# [Directions]
Reproduce the data below in full and exclude every picture.

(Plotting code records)

━━━━━━━━━━━━━━━━━━━━

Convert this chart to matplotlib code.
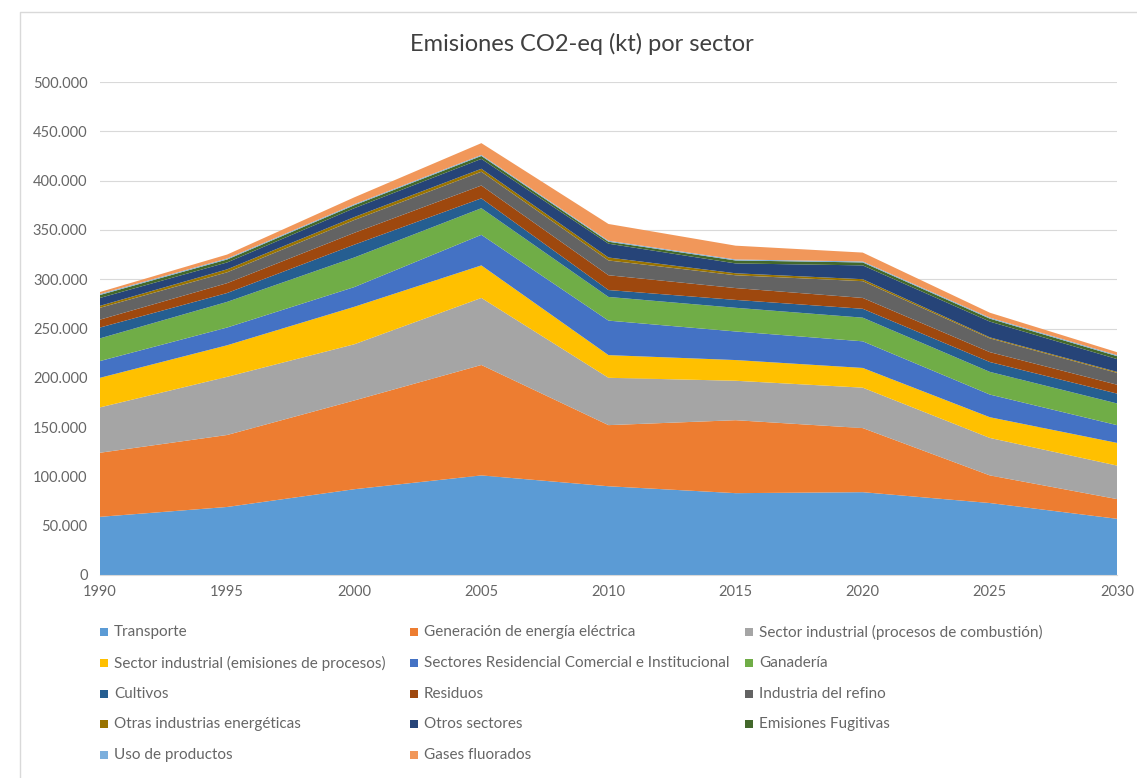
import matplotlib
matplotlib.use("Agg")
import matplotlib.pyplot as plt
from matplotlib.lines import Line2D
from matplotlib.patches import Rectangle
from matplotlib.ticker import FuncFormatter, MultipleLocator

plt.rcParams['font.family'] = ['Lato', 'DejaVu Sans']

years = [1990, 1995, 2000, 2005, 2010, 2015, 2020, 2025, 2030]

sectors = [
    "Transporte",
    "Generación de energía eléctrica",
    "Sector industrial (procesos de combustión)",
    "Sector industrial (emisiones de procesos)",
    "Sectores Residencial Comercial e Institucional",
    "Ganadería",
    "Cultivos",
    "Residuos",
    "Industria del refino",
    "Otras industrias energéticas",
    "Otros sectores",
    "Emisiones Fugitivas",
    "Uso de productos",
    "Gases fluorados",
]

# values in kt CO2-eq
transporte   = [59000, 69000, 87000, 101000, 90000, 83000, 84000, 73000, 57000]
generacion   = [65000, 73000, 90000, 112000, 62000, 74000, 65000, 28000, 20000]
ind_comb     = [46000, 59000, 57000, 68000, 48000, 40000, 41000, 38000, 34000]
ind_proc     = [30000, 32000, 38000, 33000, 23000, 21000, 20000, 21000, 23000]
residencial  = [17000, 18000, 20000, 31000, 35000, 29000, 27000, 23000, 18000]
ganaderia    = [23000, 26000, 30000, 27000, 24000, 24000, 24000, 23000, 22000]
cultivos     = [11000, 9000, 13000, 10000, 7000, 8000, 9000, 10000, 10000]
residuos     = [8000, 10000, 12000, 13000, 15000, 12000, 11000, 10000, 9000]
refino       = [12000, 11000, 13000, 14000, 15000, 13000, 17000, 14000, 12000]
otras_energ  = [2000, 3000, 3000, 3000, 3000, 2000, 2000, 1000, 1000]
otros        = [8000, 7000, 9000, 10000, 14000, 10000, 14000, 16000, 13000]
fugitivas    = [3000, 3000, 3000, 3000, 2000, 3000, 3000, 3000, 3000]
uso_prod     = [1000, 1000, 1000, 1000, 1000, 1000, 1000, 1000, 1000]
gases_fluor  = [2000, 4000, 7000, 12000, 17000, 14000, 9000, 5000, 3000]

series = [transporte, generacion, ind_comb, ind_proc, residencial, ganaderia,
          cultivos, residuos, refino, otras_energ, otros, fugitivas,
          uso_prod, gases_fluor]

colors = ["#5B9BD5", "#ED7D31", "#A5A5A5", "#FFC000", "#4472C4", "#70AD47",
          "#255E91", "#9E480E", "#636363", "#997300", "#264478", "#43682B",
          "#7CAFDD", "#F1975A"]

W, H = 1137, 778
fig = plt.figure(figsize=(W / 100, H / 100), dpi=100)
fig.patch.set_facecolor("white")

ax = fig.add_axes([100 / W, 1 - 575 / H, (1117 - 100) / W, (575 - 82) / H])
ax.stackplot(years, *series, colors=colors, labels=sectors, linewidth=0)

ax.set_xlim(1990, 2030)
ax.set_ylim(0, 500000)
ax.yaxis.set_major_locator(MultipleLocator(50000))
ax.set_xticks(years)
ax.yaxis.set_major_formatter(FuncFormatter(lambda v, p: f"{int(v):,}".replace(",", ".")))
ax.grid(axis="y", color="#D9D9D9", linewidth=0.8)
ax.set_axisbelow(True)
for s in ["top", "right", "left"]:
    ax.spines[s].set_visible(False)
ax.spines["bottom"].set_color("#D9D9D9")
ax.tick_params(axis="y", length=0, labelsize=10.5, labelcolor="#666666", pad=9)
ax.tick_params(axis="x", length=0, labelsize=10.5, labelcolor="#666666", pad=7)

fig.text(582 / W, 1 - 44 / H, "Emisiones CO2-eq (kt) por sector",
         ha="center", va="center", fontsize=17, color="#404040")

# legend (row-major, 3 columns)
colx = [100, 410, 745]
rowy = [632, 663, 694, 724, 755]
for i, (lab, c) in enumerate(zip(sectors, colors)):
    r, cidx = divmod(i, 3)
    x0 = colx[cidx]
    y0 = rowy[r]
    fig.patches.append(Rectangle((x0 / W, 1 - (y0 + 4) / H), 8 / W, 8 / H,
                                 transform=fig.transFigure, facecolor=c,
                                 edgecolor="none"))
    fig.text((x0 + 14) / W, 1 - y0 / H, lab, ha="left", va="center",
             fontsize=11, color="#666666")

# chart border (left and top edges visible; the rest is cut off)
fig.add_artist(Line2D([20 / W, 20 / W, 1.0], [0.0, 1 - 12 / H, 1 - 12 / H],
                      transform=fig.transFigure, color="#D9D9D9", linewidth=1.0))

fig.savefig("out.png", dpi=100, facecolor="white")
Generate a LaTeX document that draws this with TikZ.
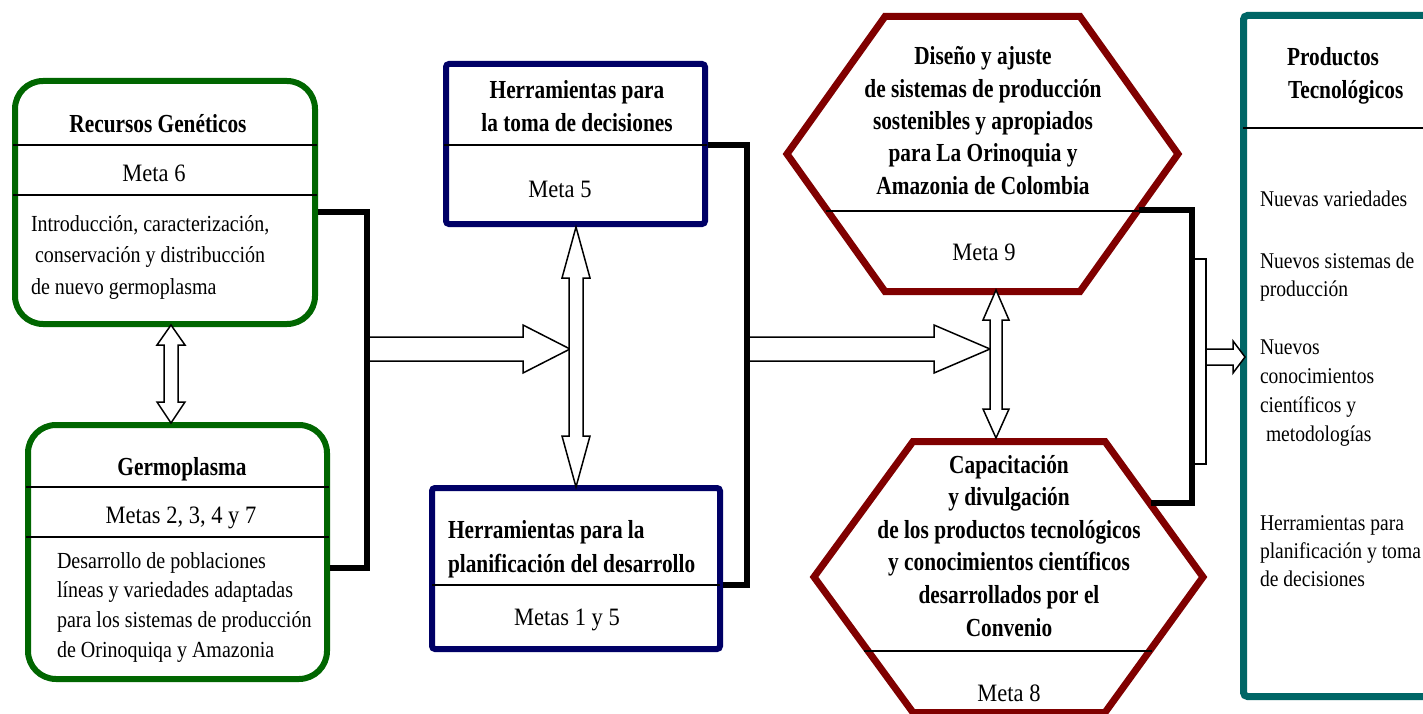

━━━━━━━━━━━━━━━━━━━━

# [Result]
Convert this chart to matplotlib code.
import matplotlib
matplotlib.use("Agg")
import matplotlib.pyplot as plt
from matplotlib.lines import Line2D
from matplotlib.patches import Rectangle
from matplotlib.ticker import FuncFormatter, MultipleLocator

plt.rcParams['font.family'] = ['Lato', 'DejaVu Sans']

years = [1990, 1995, 2000, 2005, 2010, 2015, 2020, 2025, 2030]

sectors = [
    "Transporte",
    "Generación de energía eléctrica",
    "Sector industrial (procesos de combustión)",
    "Sector industrial (emisiones de procesos)",
    "Sectores Residencial Comercial e Institucional",
    "Ganadería",
    "Cultivos",
    "Residuos",
    "Industria del refino",
    "Otras industrias energéticas",
    "Otros sectores",
    "Emisiones Fugitivas",
    "Uso de productos",
    "Gases fluorados",
]

# values in kt CO2-eq
transporte   = [59000, 69000, 87000, 101000, 90000, 83000, 84000, 73000, 57000]
generacion   = [65000, 73000, 90000, 112000, 62000, 74000, 65000, 28000, 20000]
ind_comb     = [46000, 59000, 57000, 68000, 48000, 40000, 41000, 38000, 34000]
ind_proc     = [30000, 32000, 38000, 33000, 23000, 21000, 20000, 21000, 23000]
residencial  = [17000, 18000, 20000, 31000, 35000, 29000, 27000, 23000, 18000]
ganaderia    = [23000, 26000, 30000, 27000, 24000, 24000, 24000, 23000, 22000]
cultivos     = [11000, 9000, 13000, 10000, 7000, 8000, 9000, 10000, 10000]
residuos     = [8000, 10000, 12000, 13000, 15000, 12000, 11000, 10000, 9000]
refino       = [12000, 11000, 13000, 14000, 15000, 13000, 17000, 14000, 12000]
otras_energ  = [2000, 3000, 3000, 3000, 3000, 2000, 2000, 1000, 1000]
otros        = [8000, 7000, 9000, 10000, 14000, 10000, 14000, 16000, 13000]
fugitivas    = [3000, 3000, 3000, 3000, 2000, 3000, 3000, 3000, 3000]
uso_prod     = [1000, 1000, 1000, 1000, 1000, 1000, 1000, 1000, 1000]
gases_fluor  = [2000, 4000, 7000, 12000, 17000, 14000, 9000, 5000, 3000]

series = [transporte, generacion, ind_comb, ind_proc, residencial, ganaderia,
          cultivos, residuos, refino, otras_energ, otros, fugitivas,
          uso_prod, gases_fluor]

colors = ["#5B9BD5", "#ED7D31", "#A5A5A5", "#FFC000", "#4472C4", "#70AD47",
          "#255E91", "#9E480E", "#636363", "#997300", "#264478", "#43682B",
          "#7CAFDD", "#F1975A"]

W, H = 1137, 778
fig = plt.figure(figsize=(W / 100, H / 100), dpi=100)
fig.patch.set_facecolor("white")

ax = fig.add_axes([100 / W, 1 - 575 / H, (1117 - 100) / W, (575 - 82) / H])
ax.stackplot(years, *series, colors=colors, labels=sectors, linewidth=0)

ax.set_xlim(1990, 2030)
ax.set_ylim(0, 500000)
ax.yaxis.set_major_locator(MultipleLocator(50000))
ax.set_xticks(years)
ax.yaxis.set_major_formatter(FuncFormatter(lambda v, p: f"{int(v):,}".replace(",", ".")))
ax.grid(axis="y", color="#D9D9D9", linewidth=0.8)
ax.set_axisbelow(True)
for s in ["top", "right", "left"]:
    ax.spines[s].set_visible(False)
ax.spines["bottom"].set_color("#D9D9D9")
ax.tick_params(axis="y", length=0, labelsize=10.5, labelcolor="#666666", pad=9)
ax.tick_params(axis="x", length=0, labelsize=10.5, labelcolor="#666666", pad=7)

fig.text(582 / W, 1 - 44 / H, "Emisiones CO2-eq (kt) por sector",
         ha="center", va="center", fontsize=17, color="#404040")

# legend (row-major, 3 columns)
colx = [100, 410, 745]
rowy = [632, 663, 694, 724, 755]
for i, (lab, c) in enumerate(zip(sectors, colors)):
    r, cidx = divmod(i, 3)
    x0 = colx[cidx]
    y0 = rowy[r]
    fig.patches.append(Rectangle((x0 / W, 1 - (y0 + 4) / H), 8 / W, 8 / H,
                                 transform=fig.transFigure, facecolor=c,
                                 edgecolor="none"))
    fig.text((x0 + 14) / W, 1 - y0 / H, lab, ha="left", va="center",
             fontsize=11, color="#666666")

# chart border (left and top edges visible; the rest is cut off)
fig.add_artist(Line2D([20 / W, 20 / W, 1.0], [0.0, 1 - 12 / H, 1 - 12 / H],
                      transform=fig.transFigure, color="#D9D9D9", linewidth=1.0))

fig.savefig("out.png", dpi=100, facecolor="white")
Generate a LaTeX document that draws this with TikZ.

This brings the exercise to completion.